We have work to do to deepen our relationships with the minority community, who are being challenged by President Obama and the NAACP to ignore the word of God and instead cast a political vote to redefine marriage.

And we have work to do with the GOP to remind them that marriage is a winning issue and that it is a mistake for republican candidates to be quiet on their support for maintaining natural marriage.

But most of all, it's clear that we need to develop new channels of financial support. As hard as we worked and as much as we produced, it wasn't enough. We simply cannot spot our opponents a $20 million funding advantage—especially in very liberal states—and expect to pull off a miracle (although we nearly did).

As Paul spoke to me the other day, I want to thank each and every one of you who stands up for God’s truth about marriage:

But, even if I am poured out as a libation upon the sacrificial service of your faith, I rejoice and share my joy with all of you.

In the same way you also should rejoice and share your joy with me.

Those of you who are not Christians, thank you most warmly for standing up on marriage! I treasure your fellowship and your courage.

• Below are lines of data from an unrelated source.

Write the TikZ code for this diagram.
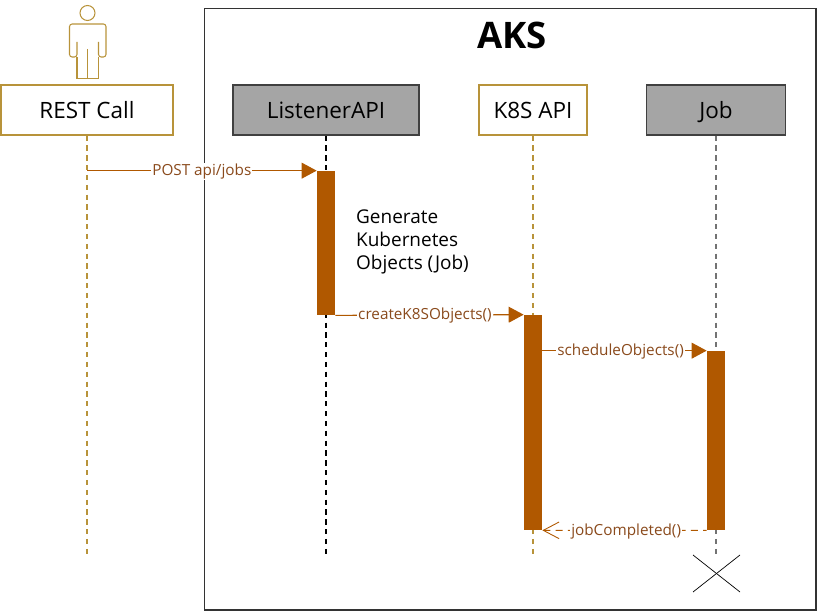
\documentclass[tikz,border=0pt]{standalone}
\usepackage{fontspec}
\setmainfont{Open Sans}
\usetikzlibrary{arrows.meta}

\definecolor{gold}{HTML}{B8933A}
\definecolor{rust}{HTML}{B05800}
\definecolor{labelbrown}{HTML}{8A4A1C}
\definecolor{boxgray}{HTML}{A5A5A5}

\begin{document}
\begin{tikzpicture}[
  x=0.02cm, y=-0.02cm,
  every node/.style={inner sep=1pt},
  actor/.style={draw=gold, fill=white, line width=0.65pt, minimum height=1cm, text height=9.5pt, text depth=0pt, font=\fontsize{12.8}{16}\selectfont},
  system/.style={draw=black!75, fill=boxgray, line width=0.65pt, minimum height=1cm, text height=9.5pt, text depth=0pt, font=\fontsize{12.8}{16}\selectfont},
  bar/.style={draw=none, fill=rust, minimum width=0.36cm, inner sep=0pt},
  lifeline/.style={line width=0.6pt, dash pattern=on 3pt off 2.6pt},
  call/.style={draw=rust, line width=0.6pt, -{Triangle[length=8.5pt,width=9pt]}},
  reply/.style={draw=rust, line width=0.5pt, dash pattern=on 4pt off 3pt, dash phase=2pt, -{Straight Barb[length=9pt,width=9.5pt]}},
  msg/.style={fill=white, text=labelbrown, inner sep=0.5pt, yshift=-0.4pt, font=\fontsize{8.7}{10}\selectfont}]

  \useasboundingbox (0,0) rectangle (821,611);

  % ---- frame --------------------------------------------------------------
  \draw[line width=0.8pt, draw=black!80] (204.5,8.5) rectangle (816,610);
  \node[font=\bfseries\fontsize{20.8}{24}\selectfont] (title) at (512,35) {AKS};

  % ---- person -------------------------------------------------------------
  \node[circle, draw=gold, line width=0.6pt, minimum size=0.3cm, inner sep=0pt] (head) at (87.5,13) {};
  \draw[draw=gold, line width=0.6pt, rounded corners=1.5pt]
    (77,42) -- (77,57) -- (69.5,57) -- (69.5,24) -- (106,24) -- (106,57) -- (98.5,57) -- (98.5,42);
  \draw[draw=gold, line width=0.6pt]
    (77,57) -- (77,78.5) -- (98.5,78.5) -- (98.5,57)
    (87.5,49) -- (87.5,78.5);

  % ---- heads --------------------------------------------------------------
  \node[actor, minimum width=3.44cm]  (rest)     at (87,110)  {REST Call};
  \node[system, minimum width=3.72cm] (listener) at (326,110) {ListenerAPI};
  \node[actor, minimum width=2.16cm]  (k8s)      at (533,110) {K8S API};
  \node[system, minimum width=2.78cm] (job)      at (716,110) {Job};

  % ---- lifelines ----------------------------------------------------------
  \coordinate (restend)     at (87,555);
  \coordinate (listenerend) at (326,555);
  \coordinate (k8send)      at (533,555);
  \coordinate (jobend)      at (716,555);
  \draw[lifeline, draw=gold]    (rest)     -- (restend);
  \draw[lifeline, draw=black]   (listener) -- (listenerend);
  \draw[lifeline, draw=gold]    (k8s)      -- (k8send);
  \draw[lifeline, draw=black!55] (job)     -- (jobend);

  % ---- activations --------------------------------------------------------
  \node[bar, minimum height=2.88cm] (listenerbar) at (326,243)   {};
  \node[bar, minimum height=4.3cm]  (k8sbar)      at (533,422.5) {};
  \node[bar, minimum height=3.58cm] (jobbar)      at (716,440.5) {};

  \node[align=left, font=\fontsize{10.8}{13.1}\selectfont] (note) at (412.5,242) {Generate\\Kubernetes\\Objects (Job)};

  % ---- messages -----------------------------------------------------------
  \coordinate (reststart) at (rest.south |- listenerbar.north);
  \draw[call]  (reststart) -- node[msg, pos=0.5] {POST api/jobs} (listenerbar.north west);
  \draw[call]  (listenerbar.south east) -- node[msg, pos=0.476] {createK8SObjects()} (k8sbar.north west);
  \draw[call]  (k8sbar.east |- jobbar.north) -- node[msg, pos=0.476] {scheduleObjects()} (jobbar.north west);
  \draw[reply] (jobbar.south west) -- node[msg, pos=0.49] {jobCompleted()} (k8sbar.south east);

  % ---- end of job ---------------------------------------------------------
  \coordinate (crossa) at (693,555);
  \coordinate (crossb) at (740,592);
  \coordinate (crossc) at (740,555);
  \coordinate (crossd) at (693,592);
  \draw[line width=0.4pt] (crossa) -- (crossb);
  \draw[line width=0.4pt] (crossc) -- (crossd);
\end{tikzpicture}
\end{document}
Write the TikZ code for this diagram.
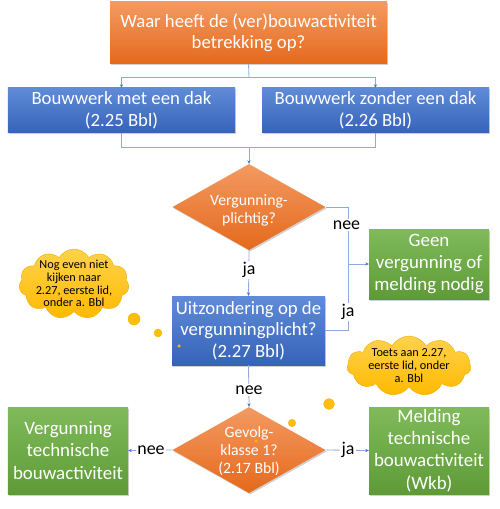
\documentclass[tikz,border=0pt]{standalone}
\usepackage{fontspec}
\setmainfont{Carlito}
\usetikzlibrary{shapes.geometric,shapes.symbols,shadows,arrows.meta}
\definecolor{lineblue}{HTML}{8FAADC}
\definecolor{arrblue}{HTML}{4472C4}
\definecolor{orTop}{HTML}{F39A62}
\definecolor{orBot}{HTML}{E5691C}
\definecolor{blTop}{HTML}{5F8BD8}
\definecolor{blBot}{HTML}{3663B8}
\definecolor{grTop}{HTML}{80BA5A}
\definecolor{grBot}{HTML}{5E9B38}
\definecolor{ylTop}{HTML}{FFD24D}
\definecolor{ylBot}{HTML}{FFBA00}
\definecolor{ylBorder}{HTML}{F0B000}
\begin{document}
\begin{tikzpicture}[x=1bp,y=-1bp,
  shad/.style={drop shadow={shadow xshift=1.2bp,shadow yshift=-1.5bp,opacity=0.3,fill=black!60}},
  box/.style={rectangle, inner sep=2pt, align=center, text=white, shad,
    font=\fontsize{18.8}{21.5}\selectfont},
  orangebox/.style={box, top color=orTop, bottom color=orBot},
  bluebox/.style={box, top color=blTop, bottom color=blBot},
  greenbox/.style={box, top color=grTop, bottom color=grBot},
  decision/.style={diamond, inner sep=0pt, shad, top color=orTop, bottom color=orBot,
    minimum width=153bp, minimum height=86bp},
  dtext/.style={text=white, align=center, inner sep=0pt, font=\fontsize{15.8}{18}\selectfont},
  lbl/.style={fill=white, inner sep=1.5pt, text=black, font=\fontsize{18}{20}\selectfont},
  conn/.style={draw=lineblue, line width=0.8bp},
  arr/.style={conn, -{Stealth[length=3.5bp,width=3.2bp,color=arrblue]}},
  thought/.style={cloud, cloud puffs=11, cloud puff arc=120, inner sep=0pt,
    top color=ylTop, bottom color=ylBot, draw=ylBorder, line width=0.4bp},
  ctext/.style={align=center, inner sep=0pt, text=black, font=\fontsize{12.3}{12.9}\selectfont},
  bubble/.style={circle, inner sep=0pt, fill=ylBot!85!ylTop, draw=ylBorder, line width=0.3bp}
]
\fill[white] (0,0) rectangle (500,509);
\useasboundingbox (0,0) rectangle (500,509);

% boxes
\node[orangebox, minimum width=277bp, minimum height=62bp] (top) at (248.5,33)
  {Waar heeft de (ver)bouwactiviteit\\betrekking op?};
\node[bluebox, minimum width=227bp, minimum height=45bp] (lb) at (121.5,110.5)
  {Bouwwerk met een dak\\(2.25 Bbl)};
\node[bluebox, minimum width=227bp, minimum height=45bp] (rb) at (375.5,110.5)
  {Bouwwerk zonder een dak\\(2.26 Bbl)};
\node[decision] (d1) at (249,207) {};
\node[dtext] (d1t) at (249,210.5) {Vergunning-\\plichtig?};
\node[bluebox, minimum width=153bp, minimum height=69bp] (uz) at (248.5,330.5)
  {Uitzondering op de\\vergunningplicht?\\(2.27 Bbl)};
\node[greenbox, minimum width=120bp, minimum height=70bp,
  font=\fontsize{19}{22.5}\selectfont] (geen) at (429,264)
  {Geen\\vergunning of\\melding nodig};
\node[decision] (d2) at (249,450) {};
\node[dtext] (d2t) at (249,451) {Gevolg-\\klasse 1?\\(2.17 Bbl)};
\node[greenbox, minimum width=120bp, minimum height=87bp,
  font=\fontsize{19}{22.5}\selectfont] (lg) at (68,450.5)
  {Vergunning\\technische\\bouwactiviteit};
\node[greenbox, minimum width=120bp, minimum height=87bp,
  font=\fontsize{19}{22.5}\selectfont] (rg) at (429,450.5)
  {Melding\\technische\\bouwactiviteit\\(Wkb)};

% junctions
\coordinate (j1) at (249,77);
\coordinate (j2) at (249,147);
\coordinate (jg) at (348,264);

% connectors
\draw[conn] (top.south) -- (j1);
\draw[arr] (j1) -| (lb.north);
\draw[arr] (j1) -| (rb.north);
\draw[conn] (lb.south) |- (j2);
\draw[conn] (rb.south) |- (j2);
\draw[arr] (j2) -- (d1.north);
\draw[arr] (d1.south) -- (uz.north);
\draw[conn] (d1.east) -| (jg);
\draw[conn] (jg) |- (uz.east);
\draw[arr] (jg) -- (geen.west);
\draw[arr] (uz.south) -- (d2.north);
\draw[arr] (d2.west) -- (lg.east);
\draw[arr] (d2.east) -- (rg.west);

% labels
\node[lbl] (l1) at (249,270) {ja};
\node[lbl] (l2) at (346.5,225) {nee};
\node[lbl] (l3) at (348,312) {ja};
\node[lbl] (l4) at (249,390) {nee};
\node[lbl] (l5) at (151,450) {nee};
\node[lbl] (l6) at (348,450) {ja};

% thought clouds
\node[thought, minimum width=110bp, minimum height=70bp] (c1) at (74,284) {};
\node[ctext] (c1t) at (74,283.5) {Nog even niet\\kijken naar\\2.27, eerste lid,\\onder a. Bbl};
\node[bubble, minimum size=12bp] (b11) at (134,319) {};
\node[bubble, minimum size=8bp] (b12) at (158,333) {};
\node[bubble, minimum size=3bp] (b13) at (179,346) {};

\node[thought, minimum width=124bp, minimum height=60bp] (c2) at (409,366) {};
\node[ctext] (c2t) at (409,365.5) {Toets aan 2.27,\\eerste lid, onder\\a. Bbl};
\node[bubble, minimum size=11bp] (b21) at (329,404) {};
\node[bubble, minimum size=7.5bp] (b22) at (292,423) {};
\node[bubble, minimum size=3bp] (b23) at (256,441) {};
\end{tikzpicture}
\end{document}
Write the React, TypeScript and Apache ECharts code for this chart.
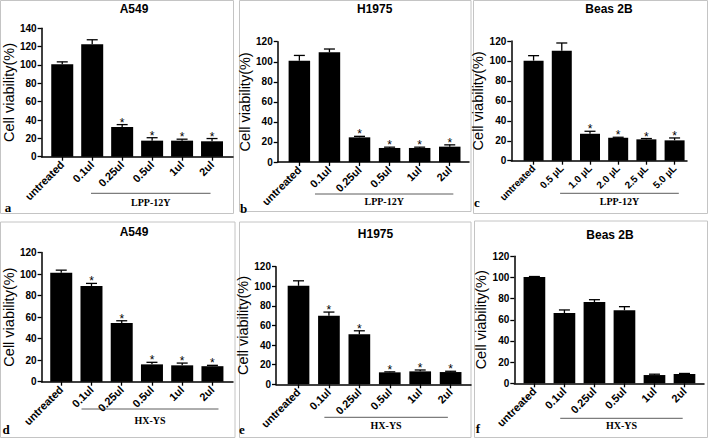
import React, { useEffect, useRef } from "react";
import * as echarts from "echarts";

// ---------- data ----------
const catsUl = ["untreated", "0.1ul", "0.25ul", "0.5ul", "1ul", "2ul"];
const catsMicro = ["untreated", "0.5 µL", "1.0 µL", "2.0 µL", "2.5 µL", "5.0 µL"];

const titles = ["A549", "H1975", "Beas 2B", "A549", "H1975", "Beas 2B"];
const groupNames = ["LPP-12Y", "LPP-12Y", "LPP-12Y", "HX-YS", "HX-YS", "HX-YS"];
const panelLetters = ["a", "b", "c", "d", "e", "f"];
const yAxisTitle = "Cell viability(%)";
const yMaxes = [140, 120, 120, 120, 120, 120];
const yStep = 20;

// a: A549 + LPP-12Y
const meanA = [100.7, 122.6, 32.3, 17.5, 17.5, 16.8];
const sdA = [2.7, 4.9, 2.7, 3.2, 1.6, 3.0];
const sigA = [0, 0, 1, 1, 1, 1];
// b: H1975 + LPP-12Y
const meanB = [101.0, 109.4, 24.6, 14.0, 14.0, 15.3];
const sdB = [5.3, 3.3, 1.0, 0.8, 0.8, 1.8];
const sigB = [0, 0, 1, 1, 1, 1];
// c: Beas 2B + LPP-12Y
const meanC = [100.3, 110.3, 27.0, 23.0, 21.4, 20.4];
const sdC = [5.0, 7.7, 2.5, 0.5, 0.8, 2.4];
const sigC = [0, 0, 1, 1, 1, 1];
// d: A549 + HX-YS
const meanD = [101.1, 88.8, 54.5, 16.1, 15.2, 14.4];
const sdD = [2.5, 2.5, 2.1, 1.9, 2.1, 0.8];
const sigD = [0, 1, 1, 1, 1, 1];
// e: H1975 + HX-YS
const meanE = [100.5, 69.9, 51.0, 12.2, 13.2, 12.5];
const sdE = [5.1, 3.8, 3.6, 0.5, 1.4, 0.8];
const sigE = [0, 1, 1, 1, 1, 1];
// f: Beas 2B + HX-YS
const meanF = [100.5, 66.4, 76.8, 69.0, 7.8, 8.8];
const sdF = [0.4, 2.9, 2.2, 3.4, 0.8, 0.5];
const sigF = [0, 0, 0, 0, 0, 0];

const panelCats = [catsUl, catsUl, catsMicro, catsUl, catsUl, catsUl];
const panelMeans = [meanA, meanB, meanC, meanD, meanE, meanF];
const panelSds = [sdA, sdB, sdC, sdD, sdE, sdF];
const panelSigs = [sigA, sigB, sigC, sigD, sigE, sigF];

// ---------- layout ----------
const layouts = [
  { left: 37.3, top: 28.3, width: 195.7, height: 128.4, xMin: -0.69, xMax: 5.7, barW: 22, labelSize: 11, nameGap: 19, lineFrom: 0.96, lineTo: 4.95, lineOff: 36.6, textOff: 46, title: [134, 8.5], letter: [8, 207], border: [0.5, 0.5, 233, 213] },
  { left: 277.7, top: 41.7, width: 191.3, height: 120.3, xMin: -0.72, xMax: 5.64, barW: 21.5, labelSize: 11, nameGap: 21, lineFrom: 0.52, lineTo: 5.12, lineOff: 32, textOff: 39.7, title: [374.7, 9.3], letter: [243.5, 208], border: [239.5, 0.5, 231.5, 211] },
  { left: 511.3, top: 41, width: 175.7, height: 119.7, xMin: -0.79, xMax: 5.44, barW: 20, labelSize: 10, nameGap: 17.5, lineFrom: 0.94, lineTo: 5.15, lineOff: 32.6, textOff: 40.6, title: [609, 8.5], letter: [477, 202], border: [473.5, 0.5, 234, 213] },
  { left: 40, top: 252.5, width: 193, height: 129.2, xMin: -0.65, xMax: 5.68, barW: 22, labelSize: 11, nameGap: 21.5, lineFrom: 0.67, lineTo: 5.2, lineOff: 27.3, textOff: 38.3, title: [134, 232.3], letter: [6, 429], border: [0.5, 222, 234.5, 215.5] },
  { left: 276, top: 266.7, width: 195, height: 117.6, xMin: -0.74, xMax: 5.67, barW: 21.7, labelSize: 11, nameGap: 22, lineFrom: 0.85, lineTo: 4.91, lineOff: 33, textOff: 41.4, title: [375.5, 234], letter: [242, 429.7], border: [239.5, 222, 231.5, 215.5] },
  { left: 514.3, top: 256.3, width: 189.7, height: 127, xMin: -0.67, xMax: 5.65, barW: 21.7, labelSize: 11, nameGap: 22, lineFrom: 0.86, lineTo: 4.94, lineOff: 35, textOff: 42.4, title: [610, 235], letter: [478, 428.3], border: [474.5, 221, 233, 216.5] },
];

const SANS = "'Liberation Sans', Arial, sans-serif";
const SERIF = "'Liberation Serif', 'Times New Roman', serif";
const CAP_W = 11;

function buildOption() {
  const grid: any[] = [];
  const xAxis: any[] = [];
  const yAxis: any[] = [];
  const series: any[] = [];
  const graphic: any[] = [];

  layouts.forEach((l, i) => {
    const cats = panelCats[i];
    const idx = cats.map((_, j) => j);
    grid.push({ left: l.left, top: l.top, width: l.width, height: l.height });
    xAxis.push({
      type: "value",
      gridIndex: i,
      min: l.xMin,
      max: l.xMax,
      splitLine: { show: false },
      axisLine: { show: true, onZero: false, lineStyle: { color: "#000", width: 1.5 } },
      axisTick: { show: true, customValues: idx, length: 4, lineStyle: { color: "#000", width: 1.3 } },
      axisLabel: {
        customValues: idx,
        formatter: (v: number) => cats[Math.round(v)] ?? "",
        rotate: 45,
        margin: 6,
        fontSize: l.labelSize,
        fontWeight: "bold",
        color: "#000",
        fontFamily: SANS,
      },
    });
    yAxis.push({
      type: "value",
      gridIndex: i,
      min: 0,
      max: yMaxes[i],
      interval: yStep,
      splitLine: { show: false },
      axisLine: { show: true, onZero: false, lineStyle: { color: "#000", width: 1.5 } },
      axisTick: { show: true, length: 4, lineStyle: { color: "#000", width: 1.3 } },
      axisLabel: { fontSize: 10, fontWeight: "bold", color: "#000", fontFamily: SANS, margin: 5 },
      name: yAxisTitle,
      nameLocation: "middle",
      nameGap: l.nameGap,
      nameTextStyle: { fontSize: 14.5, color: "#000", fontFamily: SANS },
    });
    const means = panelMeans[i];
    const sds = panelSds[i];
    const sigs = panelSigs[i];
    series.push({
      type: "bar",
      xAxisIndex: i,
      yAxisIndex: i,
      barWidth: l.barW,
      itemStyle: { color: "#000" },
      data: means.map((m, j) => [j, m]),
    });
    series.push({
      type: "custom",
      xAxisIndex: i,
      yAxisIndex: i,
      encode: { x: 0, y: 1 },
      data: means.map((m, j) => [j, m, sds[j], sigs[j]]),
      renderItem: (_p: any, api: any) => {
        const x = api.value(0);
        const m = api.value(1);
        const e = api.value(2);
        const s = api.value(3);
        const p0 = api.coord([x, m]);
        const p1 = api.coord([x, m + e]);
        const children: any[] = [
          { type: "line", shape: { x1: p0[0], y1: p0[1], x2: p1[0], y2: p1[1] }, style: { stroke: "#000", lineWidth: 1.3 } },
          { type: "line", shape: { x1: p1[0] - CAP_W / 2, y1: p1[1], x2: p1[0] + CAP_W / 2, y2: p1[1] }, style: { stroke: "#000", lineWidth: 1.3 } },
        ];
        if (s) {
          children.push({
            type: "text",
            x: p1[0],
            y: p1[1] - 8,
            style: { text: "*", textAlign: "center", textVerticalAlign: "top", font: `12px ${SANS}`, fill: "#000" },
          });
        }
        return { type: "group", children };
      },
    });
    series.push({
      type: "custom",
      xAxisIndex: i,
      yAxisIndex: i,
      data: [[l.lineFrom, l.lineTo]],
      renderItem: (_p: any, api: any) => {
        const a = api.coord([api.value(0), 0]);
        const b = api.coord([api.value(1), 0]);
        const y = a[1] + l.lineOff;
        return {
          type: "group",
          children: [
            { type: "line", shape: { x1: a[0], y1: y, x2: b[0], y2: y }, style: { stroke: "#333", lineWidth: 0.8 } },
            {
              type: "text",
              x: (a[0] + b[0]) / 2,
              y: a[1] + l.textOff,
              style: { text: groupNames[i], textAlign: "center", textVerticalAlign: "middle", font: `bold 10px ${SERIF}`, fill: "#000" },
            },
          ],
        };
      },
    });
    graphic.push({
      type: "rect",
      shape: { x: l.border[0], y: l.border[1], width: l.border[2], height: l.border[3] },
      style: { fill: "none", stroke: "#c4c4c4", lineWidth: 1 },
      silent: true,
    });
    graphic.push({
      type: "text",
      x: l.title[0],
      y: l.title[1],
      style: { text: titles[i], textAlign: "center", textVerticalAlign: "middle", font: `bold 12px ${SANS}`, fill: "#000" },
    });
    graphic.push({
      type: "text",
      x: l.letter[0],
      y: l.letter[1],
      style: { text: panelLetters[i], textAlign: "center", textVerticalAlign: "middle", font: `bold 13px ${SERIF}`, fill: "#000" },
    });
  });

  return { animation: false, backgroundColor: "#fff", grid, xAxis, yAxis, series, graphic };
}

export default function App() {
  const ref = useRef<HTMLDivElement>(null);
  useEffect(() => {
    if (!ref.current) return;
    const chart = echarts.init(ref.current, null, { renderer: "svg" });
    chart.setOption(buildOption() as any);
    return () => chart.dispose();
  }, []);
  return <div ref={ref} style={{ position: "absolute", left: 0, top: 0, width: 708, height: 438, background: "#fff" }} />;
}
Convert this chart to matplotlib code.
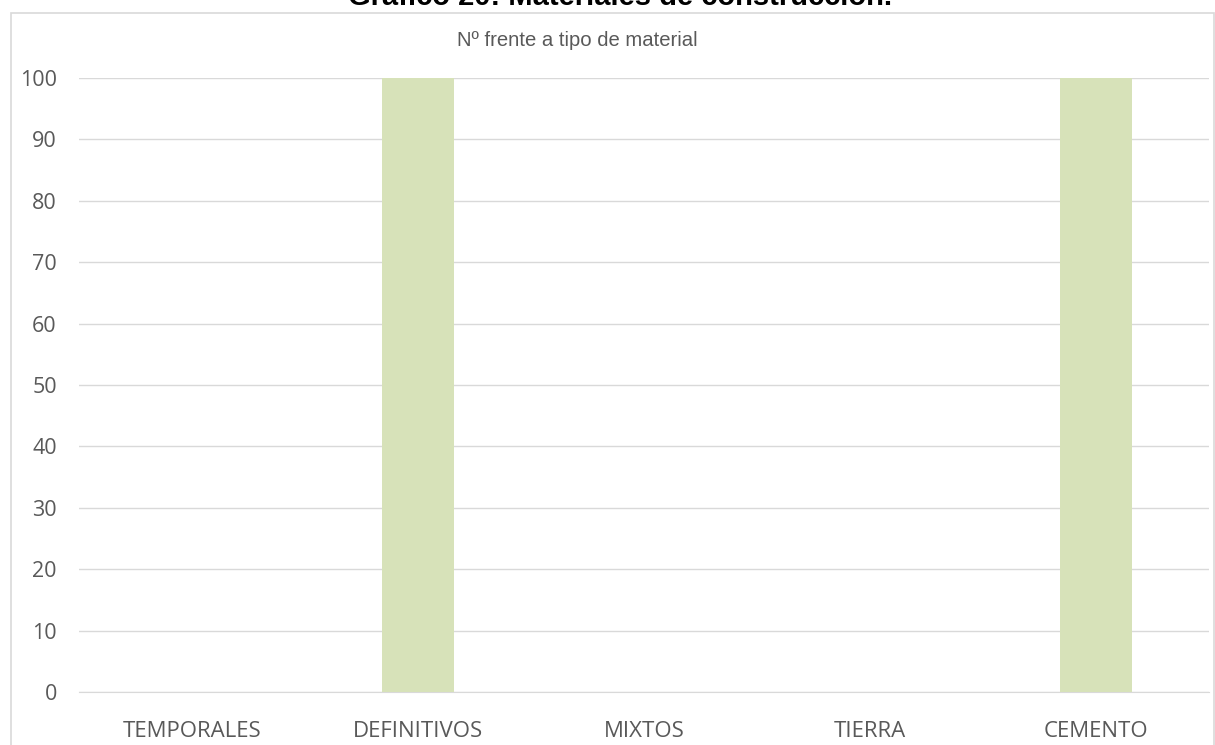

While pouring over accounts of the national election results I came, via National Review's The Corner, this striking insight from Joel Kotkin:

[President Obama] held his own in the cash race by assembling a new, competing coalition of wealthy backers, from the 'new hierarchies of technical elites' that Daniel Bell predicted in 1976 in The Coming Of Post-Industrial Society. For that group, Bell wrote, nature and human nature ceased to be central, as 'fewer now handle artifacts or things' so that 'reality is primarily the social world'—which, he warned, 'gives rise to a new Utopianism' that mistakenly treats human nature as something that can be engineered and corrected by instruction from their enlightened betters.

To them, reality is some sort of construct, but of course human nature is real. Cultural constructs by technocratic elites, like same-sex marriage, take enormous amount of energy to sustain, to defend, because they are not rooted in what is Real.

We are born male and female and called to come together in love to make and raise the next generation. That's not a construct, that's Reality.

While I am disappointed today, I am not defeated. We are fighting a true and just cause—and a popular one to boot with voters across America. We've suffered a setback, to be sure, but we will rebound stronger, smarter and more successful than ever before.